• **Required work**:
Pictures in the data below are not part of the copy; transcribe everything else exactly.

|---|

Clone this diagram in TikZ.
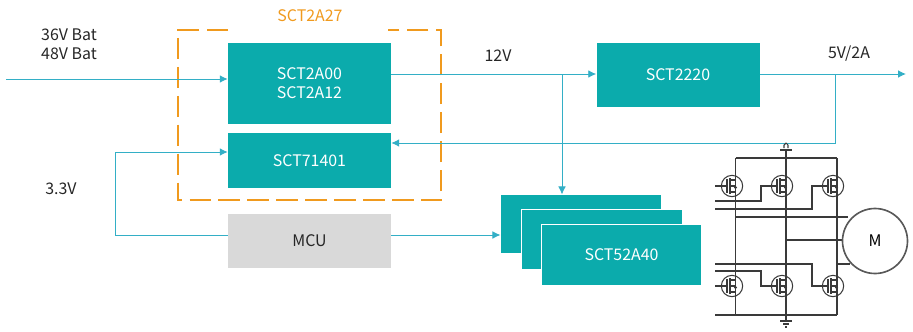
\documentclass[tikz,border=0pt]{standalone}
\usepackage{fontspec}
\setmainfont{Noto Sans CJK SC}
\usetikzlibrary{arrows.meta, positioning, calc}
\definecolor{cteal}{HTML}{0BABAC}
\definecolor{cline}{HTML}{33AFC6}
\definecolor{corange}{HTML}{F09A1E}
\definecolor{cgrey}{HTML}{D9D9D9}
\definecolor{cwire}{HTML}{3A3A3A}
\tikzset{
  bloque/.style={rectangle, fill=#1, minimum width=4.89cm, inner sep=0pt, align=center,
                 font=\fontsize{13.6}{16}\selectfont},
  tbloque/.style={bloque=cteal, text=white},
  apilado/.style={rectangle, fill=cteal, draw=white, line width=0.6pt, minimum width=4.81cm,
                  minimum height=#1, inner sep=0pt, font=\fontsize{13.6}{16}\selectfont, text=white},
  etiqueta/.style={align=center, inner sep=0pt, font=\fontsize{13.6}{16}\selectfont, text=black!85},
  flecha/.style={-{Latex[length=2.4mm,width=2.3mm]}, line width=0.8pt, draw=cline},
  cable/.style={line width=0.9pt, draw=cwire},
  mos/.pic={
    \draw[cable] (0,0) circle (0.32cm);
    \draw[cable] (-5,-7) -- (-5,7);
    \draw[cable] (-2,-8) -- (-2,8);
    \draw[cable] (-2,-6) -- (3.5,-6);
    \draw[cable] (-2,0) -- (3.5,0);
    \draw[cable] (-2,6) -- (3.5,6);
    \fill[cwire] (3.5,1.5) circle (0.05cm);
  },
}
\begin{document}
\begin{tikzpicture}[x=0.03cm, y=-0.03cm]
        \useasboundingbox (0,0) rectangle (913,332);
        % blocks
        \node[tbloque, minimum height=2.43cm] (dcdc) at (309.5,83.5) {SCT2A00\\SCT2A12};
        \node[tbloque, minimum height=1.65cm] (ldo) at (309.5,160.5) {SCT71401};
        \node[bloque=cgrey, text=black!85, minimum height=1.62cm] (mcu) at (309.5,241) {MCU};
        \node[tbloque, minimum height=1.92cm] (buck) at (678,75) {SCT2220};
        \node[apilado=1.75cm] (drvc) at (581,224) {};
        \node[apilado=1.78cm] (drvb) at (602,239.5) {};
        \node[apilado=1.81cm] (drva) at (621.5,255) {SCT52A40};
        % dashed frame
        \draw[corange, line width=2.2pt, dash pattern=on 18.3pt off 6.4pt]
          (228,30) -- (178,30) -- (178,200) -- (441,200) -- (441,30) -- (388,30);
        \node[etiqueta, text=corange] (marco) at (310,16) {SCT2A27};
        % labels
        \node[etiqueta] (bat) at (69,44) {36V Bat\\48V Bat};
        \node[etiqueta] (tres) at (61,189) {3.3V};
        \node[etiqueta] (doce) at (498,56) {12V};
        \node[etiqueta] (cinco) at (849,54) {5V/2A};
        % connectors
        \coordinate (ini) at (6,79);
        \coordinate (fin) at (906,74);
        \coordinate (rama) at (562,74);
        \coordinate (rama2) at (835.5,74);
        \coordinate (codo) at (115,152);
        \coordinate (sale) at (391,235);
        \draw[flecha] (ini) -- (ini -| dcdc.west);
        \draw[flecha] (dcdc.east |- rama) -- (buck.west |- rama);
        \draw[flecha] (rama) -- (rama |- drvc.north);
        \draw[flecha] (buck.east |- fin) -- (fin);
        \draw[flecha] (rama2) -- ++(0,69) -- (ldo.east |- 0,143);
        \draw[flecha, -] (mcu.west |- sale) -| (codo);
        \draw[flecha] (codo) -- (ldo.west |- codo);
        \draw[flecha] (sale) -- (drvc.west |- sale);
        % bridge
        \begin{scope}[cable]
          \draw (735.5,158) -- (837,158);
          \draw (715,315) -- (837,315);
          \foreach \x in {735.5,786,837} \draw (\x,158) -- (\x,315);
          \draw (735.5,217) -- (848,217);
          \draw (786,240) -- (843,240);
          \draw (837,264) -- (850,264);
          \draw (715,201) -- (761,201) -- (761,186) -- (777,186);
          \draw (715,209) -- (812,209) -- (812,186) -- (828,186);
          \draw (715,264) -- (812,264) -- (812,286) -- (828,286);
          \draw (715,271) -- (761,271) -- (761,286) -- (777,286);
          \draw (715,186) -- (727,186);
          \draw (715,286) -- (727,286);
          \draw (786,158) -- (786,150) (780,150) -- (792,150);
          \draw (784,148) -- (784,145) -- (786,143) -- (788,145) -- (788,148);
          \draw (786,315) -- (786,321) (780,321) -- (792,321) (783,324) -- (789,324) (785,327) -- (787,327);
        \end{scope}
        \foreach \x in {732,782,833} {
          \pic at (\x,186) {mos};
          \pic at (\x,286) {mos};
        }
        \node[circle, draw=black!65, line width=1.4pt, fill=white, minimum size=1.95cm, inner sep=0pt,
              font=\fontsize{13.6}{16}\selectfont] (motor) at (875,241) {M};
    \end{tikzpicture}
\end{document}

|---|

• **Answer to the task**:
Clone this diagram in TikZ.
\documentclass[tikz,border=0pt]{standalone}
\usepackage{fontspec}
\setmainfont{Noto Sans CJK SC}
\usetikzlibrary{arrows.meta, positioning, calc}
\definecolor{cteal}{HTML}{0BABAC}
\definecolor{cline}{HTML}{33AFC6}
\definecolor{corange}{HTML}{F09A1E}
\definecolor{cgrey}{HTML}{D9D9D9}
\definecolor{cwire}{HTML}{3A3A3A}
\tikzset{
  bloque/.style={rectangle, fill=#1, minimum width=4.89cm, inner sep=0pt, align=center,
                 font=\fontsize{13.6}{16}\selectfont},
  tbloque/.style={bloque=cteal, text=white},
  apilado/.style={rectangle, fill=cteal, draw=white, line width=0.6pt, minimum width=4.81cm,
                  minimum height=#1, inner sep=0pt, font=\fontsize{13.6}{16}\selectfont, text=white},
  etiqueta/.style={align=center, inner sep=0pt, font=\fontsize{13.6}{16}\selectfont, text=black!85},
  flecha/.style={-{Latex[length=2.4mm,width=2.3mm]}, line width=0.8pt, draw=cline},
  cable/.style={line width=0.9pt, draw=cwire},
  mos/.pic={
    \draw[cable] (0,0) circle (0.32cm);
    \draw[cable] (-5,-7) -- (-5,7);
    \draw[cable] (-2,-8) -- (-2,8);
    \draw[cable] (-2,-6) -- (3.5,-6);
    \draw[cable] (-2,0) -- (3.5,0);
    \draw[cable] (-2,6) -- (3.5,6);
    \fill[cwire] (3.5,1.5) circle (0.05cm);
  },
}
\begin{document}
\begin{tikzpicture}[x=0.03cm, y=-0.03cm]
        \useasboundingbox (0,0) rectangle (913,332);
        % blocks
        \node[tbloque, minimum height=2.43cm] (dcdc) at (309.5,83.5) {SCT2A00\\SCT2A12};
        \node[tbloque, minimum height=1.65cm] (ldo) at (309.5,160.5) {SCT71401};
        \node[bloque=cgrey, text=black!85, minimum height=1.62cm] (mcu) at (309.5,241) {MCU};
        \node[tbloque, minimum height=1.92cm] (buck) at (678,75) {SCT2220};
        \node[apilado=1.75cm] (drvc) at (581,224) {};
        \node[apilado=1.78cm] (drvb) at (602,239.5) {};
        \node[apilado=1.81cm] (drva) at (621.5,255) {SCT52A40};
        % dashed frame
        \draw[corange, line width=2.2pt, dash pattern=on 18.3pt off 6.4pt]
          (228,30) -- (178,30) -- (178,200) -- (441,200) -- (441,30) -- (388,30);
        \node[etiqueta, text=corange] (marco) at (310,16) {SCT2A27};
        % labels
        \node[etiqueta] (bat) at (69,44) {36V Bat\\48V Bat};
        \node[etiqueta] (tres) at (61,189) {3.3V};
        \node[etiqueta] (doce) at (498,56) {12V};
        \node[etiqueta] (cinco) at (849,54) {5V/2A};
        % connectors
        \coordinate (ini) at (6,79);
        \coordinate (fin) at (906,74);
        \coordinate (rama) at (562,74);
        \coordinate (rama2) at (835.5,74);
        \coordinate (codo) at (115,152);
        \coordinate (sale) at (391,235);
        \draw[flecha] (ini) -- (ini -| dcdc.west);
        \draw[flecha] (dcdc.east |- rama) -- (buck.west |- rama);
        \draw[flecha] (rama) -- (rama |- drvc.north);
        \draw[flecha] (buck.east |- fin) -- (fin);
        \draw[flecha] (rama2) -- ++(0,69) -- (ldo.east |- 0,143);
        \draw[flecha, -] (mcu.west |- sale) -| (codo);
        \draw[flecha] (codo) -- (ldo.west |- codo);
        \draw[flecha] (sale) -- (drvc.west |- sale);
        % bridge
        \begin{scope}[cable]
          \draw (735.5,158) -- (837,158);
          \draw (715,315) -- (837,315);
          \foreach \x in {735.5,786,837} \draw (\x,158) -- (\x,315);
          \draw (735.5,217) -- (848,217);
          \draw (786,240) -- (843,240);
          \draw (837,264) -- (850,264);
          \draw (715,201) -- (761,201) -- (761,186) -- (777,186);
          \draw (715,209) -- (812,209) -- (812,186) -- (828,186);
          \draw (715,264) -- (812,264) -- (812,286) -- (828,286);
          \draw (715,271) -- (761,271) -- (761,286) -- (777,286);
          \draw (715,186) -- (727,186);
          \draw (715,286) -- (727,286);
          \draw (786,158) -- (786,150) (780,150) -- (792,150);
          \draw (784,148) -- (784,145) -- (786,143) -- (788,145) -- (788,148);
          \draw (786,315) -- (786,321) (780,321) -- (792,321) (783,324) -- (789,324) (785,327) -- (787,327);
        \end{scope}
        \foreach \x in {732,782,833} {
          \pic at (\x,186) {mos};
          \pic at (\x,286) {mos};
        }
        \node[circle, draw=black!65, line width=1.4pt, fill=white, minimum size=1.95cm, inner sep=0pt,
              font=\fontsize{13.6}{16}\selectfont] (motor) at (875,241) {M};
    \end{tikzpicture}
\end{document}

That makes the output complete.